Read the material below. Count the lines containing "this" and give that count alone.

[Records with drawing code]
>>>
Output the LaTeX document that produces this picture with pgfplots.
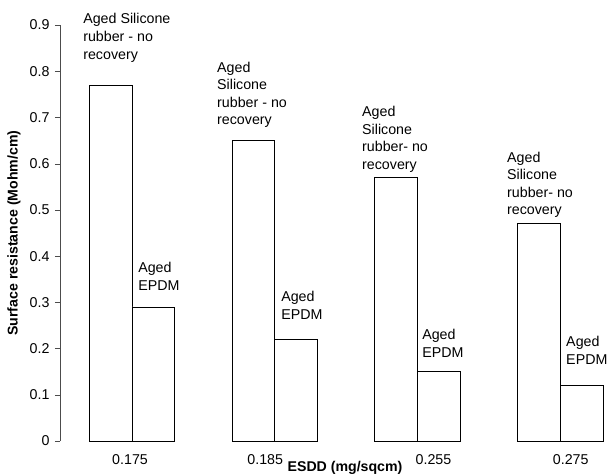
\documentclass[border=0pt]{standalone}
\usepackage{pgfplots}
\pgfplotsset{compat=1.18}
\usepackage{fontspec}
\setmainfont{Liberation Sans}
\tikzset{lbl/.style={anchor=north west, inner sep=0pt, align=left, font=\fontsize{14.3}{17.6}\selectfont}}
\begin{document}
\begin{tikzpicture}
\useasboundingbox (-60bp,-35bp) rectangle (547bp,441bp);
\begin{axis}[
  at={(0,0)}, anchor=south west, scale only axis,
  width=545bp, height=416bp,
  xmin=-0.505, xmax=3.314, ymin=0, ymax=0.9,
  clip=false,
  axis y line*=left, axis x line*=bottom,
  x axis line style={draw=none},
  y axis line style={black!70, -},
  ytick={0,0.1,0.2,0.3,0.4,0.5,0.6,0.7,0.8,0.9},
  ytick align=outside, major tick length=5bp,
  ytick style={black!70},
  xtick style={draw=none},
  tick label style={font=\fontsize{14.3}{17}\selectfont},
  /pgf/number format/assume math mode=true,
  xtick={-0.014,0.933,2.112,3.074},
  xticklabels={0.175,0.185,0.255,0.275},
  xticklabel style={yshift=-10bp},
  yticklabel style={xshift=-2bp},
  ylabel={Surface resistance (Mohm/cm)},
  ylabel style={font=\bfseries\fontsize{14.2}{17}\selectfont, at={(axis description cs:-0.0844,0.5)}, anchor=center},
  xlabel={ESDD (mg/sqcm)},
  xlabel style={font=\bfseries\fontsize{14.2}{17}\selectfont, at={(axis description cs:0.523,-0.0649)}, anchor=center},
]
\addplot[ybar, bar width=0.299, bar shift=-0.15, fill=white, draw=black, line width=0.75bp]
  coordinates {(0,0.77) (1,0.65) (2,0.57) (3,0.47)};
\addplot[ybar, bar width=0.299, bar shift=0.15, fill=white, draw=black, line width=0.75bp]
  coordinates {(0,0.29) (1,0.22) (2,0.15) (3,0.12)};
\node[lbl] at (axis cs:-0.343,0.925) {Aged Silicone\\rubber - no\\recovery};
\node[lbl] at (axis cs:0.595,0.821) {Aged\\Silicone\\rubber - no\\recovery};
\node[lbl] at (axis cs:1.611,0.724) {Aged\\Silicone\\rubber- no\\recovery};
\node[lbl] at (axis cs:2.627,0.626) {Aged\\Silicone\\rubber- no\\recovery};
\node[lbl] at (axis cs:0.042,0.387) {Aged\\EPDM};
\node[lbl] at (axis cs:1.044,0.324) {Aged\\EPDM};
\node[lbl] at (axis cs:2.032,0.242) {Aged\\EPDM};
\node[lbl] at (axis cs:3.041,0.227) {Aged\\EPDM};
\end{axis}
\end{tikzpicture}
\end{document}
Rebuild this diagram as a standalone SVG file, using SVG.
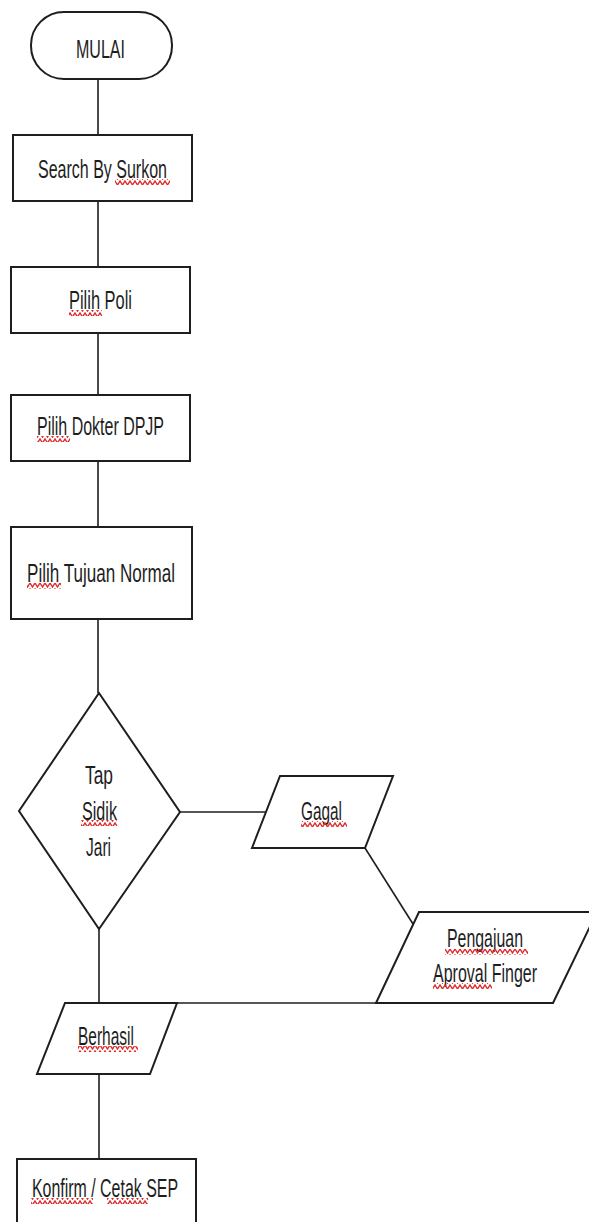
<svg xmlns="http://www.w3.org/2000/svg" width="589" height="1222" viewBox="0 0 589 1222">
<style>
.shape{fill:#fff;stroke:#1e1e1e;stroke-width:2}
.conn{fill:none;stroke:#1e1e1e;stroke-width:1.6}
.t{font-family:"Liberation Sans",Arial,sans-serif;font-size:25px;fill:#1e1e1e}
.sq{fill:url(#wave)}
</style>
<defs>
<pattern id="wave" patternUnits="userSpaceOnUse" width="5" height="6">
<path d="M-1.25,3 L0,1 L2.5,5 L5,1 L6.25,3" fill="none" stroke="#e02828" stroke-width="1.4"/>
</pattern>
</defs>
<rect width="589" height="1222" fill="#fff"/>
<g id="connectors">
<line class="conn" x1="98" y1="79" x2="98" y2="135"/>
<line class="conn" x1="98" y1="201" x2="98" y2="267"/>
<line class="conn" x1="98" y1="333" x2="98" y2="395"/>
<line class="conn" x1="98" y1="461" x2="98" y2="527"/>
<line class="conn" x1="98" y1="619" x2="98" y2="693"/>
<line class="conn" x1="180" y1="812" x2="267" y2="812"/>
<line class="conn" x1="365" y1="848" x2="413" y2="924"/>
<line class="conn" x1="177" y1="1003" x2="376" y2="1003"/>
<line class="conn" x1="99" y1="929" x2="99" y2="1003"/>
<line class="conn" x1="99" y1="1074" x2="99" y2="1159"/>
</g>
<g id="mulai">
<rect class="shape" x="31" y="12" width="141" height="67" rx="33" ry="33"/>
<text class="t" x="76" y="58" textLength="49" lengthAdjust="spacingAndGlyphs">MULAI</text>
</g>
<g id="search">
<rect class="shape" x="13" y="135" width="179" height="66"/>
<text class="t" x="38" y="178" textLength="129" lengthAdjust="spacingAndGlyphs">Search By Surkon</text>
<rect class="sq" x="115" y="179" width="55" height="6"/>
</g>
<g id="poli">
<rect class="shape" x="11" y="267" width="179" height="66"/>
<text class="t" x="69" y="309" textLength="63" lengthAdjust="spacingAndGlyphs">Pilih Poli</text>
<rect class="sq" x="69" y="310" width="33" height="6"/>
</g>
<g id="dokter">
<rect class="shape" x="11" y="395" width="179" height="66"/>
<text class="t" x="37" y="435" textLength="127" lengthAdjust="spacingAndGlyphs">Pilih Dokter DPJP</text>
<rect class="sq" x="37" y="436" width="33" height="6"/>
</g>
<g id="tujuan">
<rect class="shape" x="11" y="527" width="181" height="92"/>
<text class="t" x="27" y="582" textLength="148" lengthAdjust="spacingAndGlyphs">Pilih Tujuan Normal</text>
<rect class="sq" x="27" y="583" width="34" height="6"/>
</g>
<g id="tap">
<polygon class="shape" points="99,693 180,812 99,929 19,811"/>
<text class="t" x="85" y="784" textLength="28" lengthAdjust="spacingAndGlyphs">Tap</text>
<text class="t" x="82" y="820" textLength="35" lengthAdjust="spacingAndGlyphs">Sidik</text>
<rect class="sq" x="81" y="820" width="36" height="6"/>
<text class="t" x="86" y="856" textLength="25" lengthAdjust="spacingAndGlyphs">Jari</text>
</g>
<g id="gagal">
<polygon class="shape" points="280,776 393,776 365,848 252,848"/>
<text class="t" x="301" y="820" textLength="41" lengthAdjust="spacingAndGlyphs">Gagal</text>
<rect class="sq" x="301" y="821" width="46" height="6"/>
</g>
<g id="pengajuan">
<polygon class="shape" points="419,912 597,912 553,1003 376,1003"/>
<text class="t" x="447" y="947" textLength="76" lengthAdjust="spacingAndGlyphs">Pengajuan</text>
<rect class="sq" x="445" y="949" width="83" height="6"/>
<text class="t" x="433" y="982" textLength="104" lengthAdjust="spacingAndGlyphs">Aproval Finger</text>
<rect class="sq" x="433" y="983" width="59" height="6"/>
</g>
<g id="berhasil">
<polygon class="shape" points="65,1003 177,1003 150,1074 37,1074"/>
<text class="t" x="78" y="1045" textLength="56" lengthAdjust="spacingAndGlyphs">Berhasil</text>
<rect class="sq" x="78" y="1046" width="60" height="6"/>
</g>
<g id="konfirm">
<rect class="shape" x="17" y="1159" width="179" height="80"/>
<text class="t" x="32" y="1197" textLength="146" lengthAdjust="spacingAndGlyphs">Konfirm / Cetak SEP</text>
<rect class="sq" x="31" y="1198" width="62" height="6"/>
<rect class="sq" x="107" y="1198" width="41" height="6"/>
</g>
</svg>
<<<
• Result below
2